While it is advisable to create a long term care plan five years in advance of needing the care, what happens if you experience a medical crisis that requires long term care yet haven’t done any planning? Your first thought may be that it is too late to do anything, but don’t despair, whether you have five years or five days, there are many last minute planning techniques that are available.
A common misconception about long term care costs and getting Medicaid coverage is that you need to plan five years in advance to protect your assets. While that statement is generally true to protect all of your assets, there are several other options for those who have not planned outside of the five year “look-back” period to protect a majority of their assets.
Here are some considerations for saving assets while getting Medicaid in a Nursing Home:
- If you need nursing home care, and you are married, you can transfer assets to your spouse without a penalty. Your spouse who stays living at home (also called a “community spouse”) may retain assets of up to $120,900 and you can still qualify for Medicaid.
- If your spouse has assets in excess of $120,900, your spouse can sign a “spousal refusal” which says that your spouse cannot use these assets to pay for the nursing home, as they are needed for the spouse’s own care. You will still qualify for Medicaid.
- If you have a disabled child, you may transfer assets to the disabled child without a penalty.
- If your adult child has been living in your home and taking care of you for the past two years, you may transfer the house to the caregiver child without a penalty.

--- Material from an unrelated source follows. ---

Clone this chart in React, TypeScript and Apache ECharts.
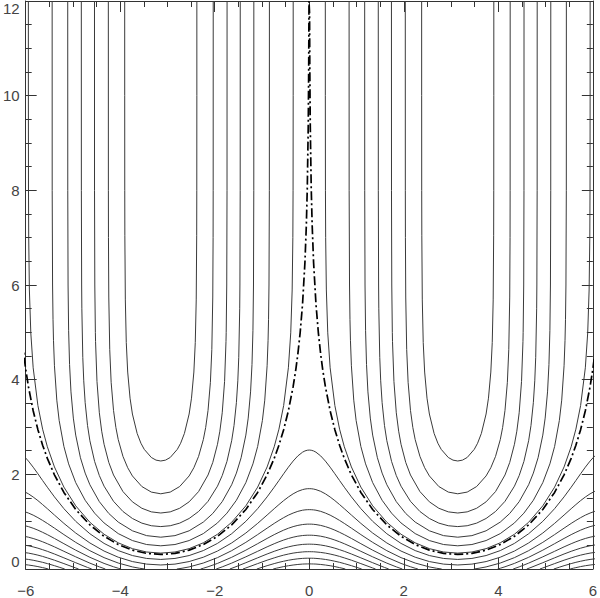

- If you have assets in excess of the amount needed to qualify for Medicaid (currently $14,850) you may still protect about 1/2 of these assets by gifting 1/2 of these assets (to your children for example) and entering into a Promissory Note with your children for the remaining 1/2 of the assets. The monthly payments made to you when the children repay the Promissory Note will be used to pay the nursing home during any penalty period until you qualify for Medicaid.
These are all techniques that help you qualify for Medicaid to pay for nursing home care. But, let’s face it, the majority of people don’t want to go to a nursing home and would rather receive care at home. What if you could receive care at home, have it paid for by Medicaid, and you don’t have to wait 5 years to qualify? Sound too good to be true? Well it’s not. There is an option in New York to receive Community Medicaid which pays for your long term care needs at home.

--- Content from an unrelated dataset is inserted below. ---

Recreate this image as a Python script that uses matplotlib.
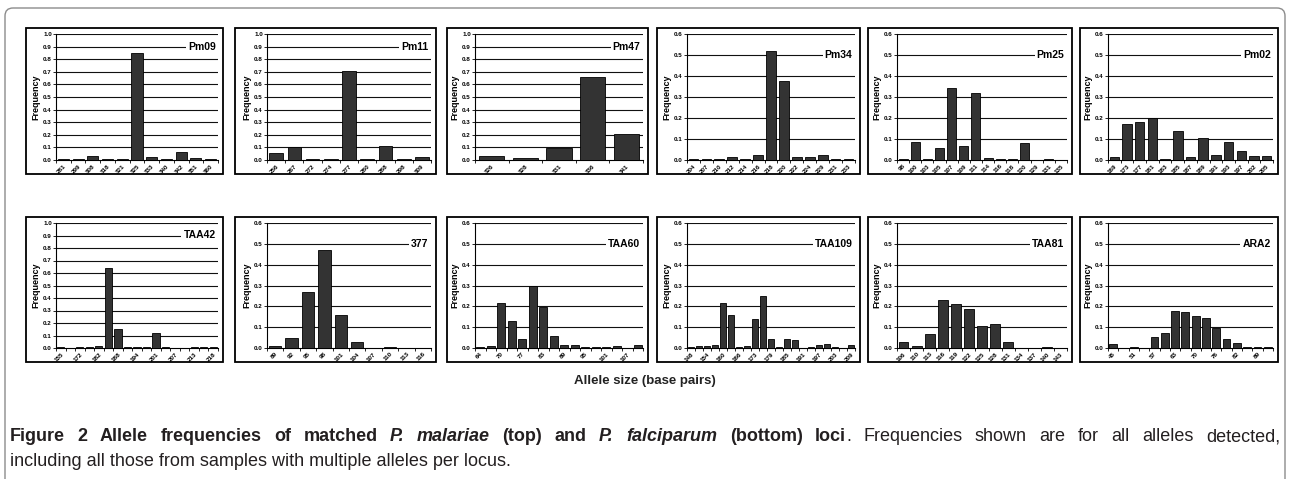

You need to qualify financially for Community Medicaid just like you do for Medicaid for nursing home care (called Chronic Care Medicaid). However, because there is no look-back period, you do not have to wait five years to qualify for Community Medicaid. We often will recommend that you transfer your assets to a Medicaid trust and then apply for Community Medicaid the following month which serves to simultaneously qualify you for Community Medicaid while also starting the five-year clock to protect your assets for Chronic Care Medicaid.
Community Medicaid pays for many types of services for you at home: home health care aides, transportation to medical appointments, adult daycare, even paying friends and family members to take care of you through a program called the Consumer Directed Program. Community Medicaid is a great option for many people, and allows one to maintain their independence and dignity while still living at home.